さて、くだんのメールはとても筋が通っていて、特段に疑う余地があるとも思えないものだった。それでも「やめときなよ」というお節介おばさんがそばから耳打ちをし、思いとどまらせようとする声掛けが背中越しに聞こえてくる。

A dying womanは60代の後半。3年前にガンの宣告をうけたそうである。メールのところどころに信心深さが読み取れる。「God(神)のお告げがあって」という前置きから始まって、かの女の「父親が一生懸命に働いて残した財産(my father's hard-earned fund)をungodlyな叔父に残すよりあなたに遺贈することにした」という文に信心深さの一端が垣間見られる。

わたしはロンドンで手術を受けることになっています。手術が成功することを祈ってもいます。さらに、I have decided to WILL the sum of … と、億単位の遺産が、母亡き子、the needy (貧困者)、孤児院のために使われるようあなたに託することにしたのですと続くから、そうか、そうですかと前のめりになる。

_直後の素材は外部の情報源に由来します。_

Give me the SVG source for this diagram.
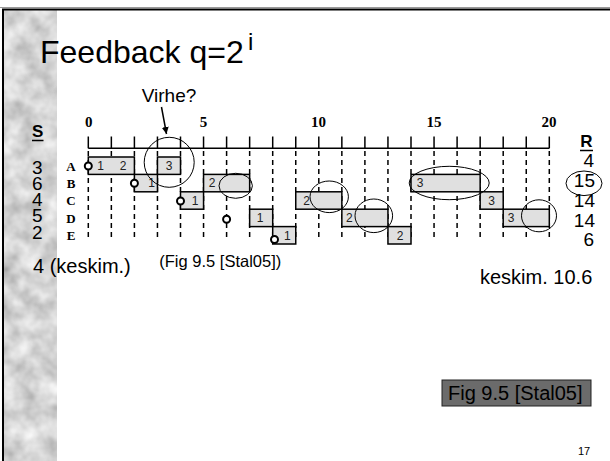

現在、この財産を信頼できるあなたに遺贈する決定をしたことについてmy law barrister (米口語:弁護士)に連絡を取ったところです。もしこの一件にご関心がおありなら私の弁護士と連絡がとれる方法をお伝えしたいと思います。至急ご意向のありやなしやをお知らせ下さい。

最後に、私はあなたにお会いしたことがありませんが、インターネットの検索を通してあなたのこと(your email address)を知りました。私の心がこの件についてあなたにお知らせするようにと訴えています。(My mind tells me to inform you. ここの訳がいまいちである) 誠意をもって行動していただけると有り難いです。返信をお待ちしております。

God bless you.
Mrs. Emma Robinson (仮名)

Thank you for Co-operation. で結ぶ商業文より、God bless you. はより私用文に近い。でも本当にこのメールは本人が書いたものなのだろうか。―あるいは誰かによって書かされたものかもしれないが、知るよしもない。生体が癌に冒されて死期が迫っているという切迫感が感じ取れなくもない。かと言って、なまじ英語がわかると英語の罠にはまりやすいという教訓も頭をかすめる。

本人を特定するために日本の口座に十ドル、いや、一ドルでもいい。本人の口座から送金してもらえば信憑性は高まるだろうがどうだろう。だいいち、ぼくを a reliable individual と断じたが、会ったこともない他人に向かってそう言い切る根拠が示されていないではないか。

人助けと思って弁護士に支払う着手金は、跡形もなくブラックホールに吸い込まれて行くことだろう。過去においてもこの種のメールが何通か舞い込んできたことがある。辞書を片手に解読してみたものの、そのたびごとに「くわばらくわばら」と心の中で呪文を唱えながら、我関せずの姿勢は貫き通してきたのである。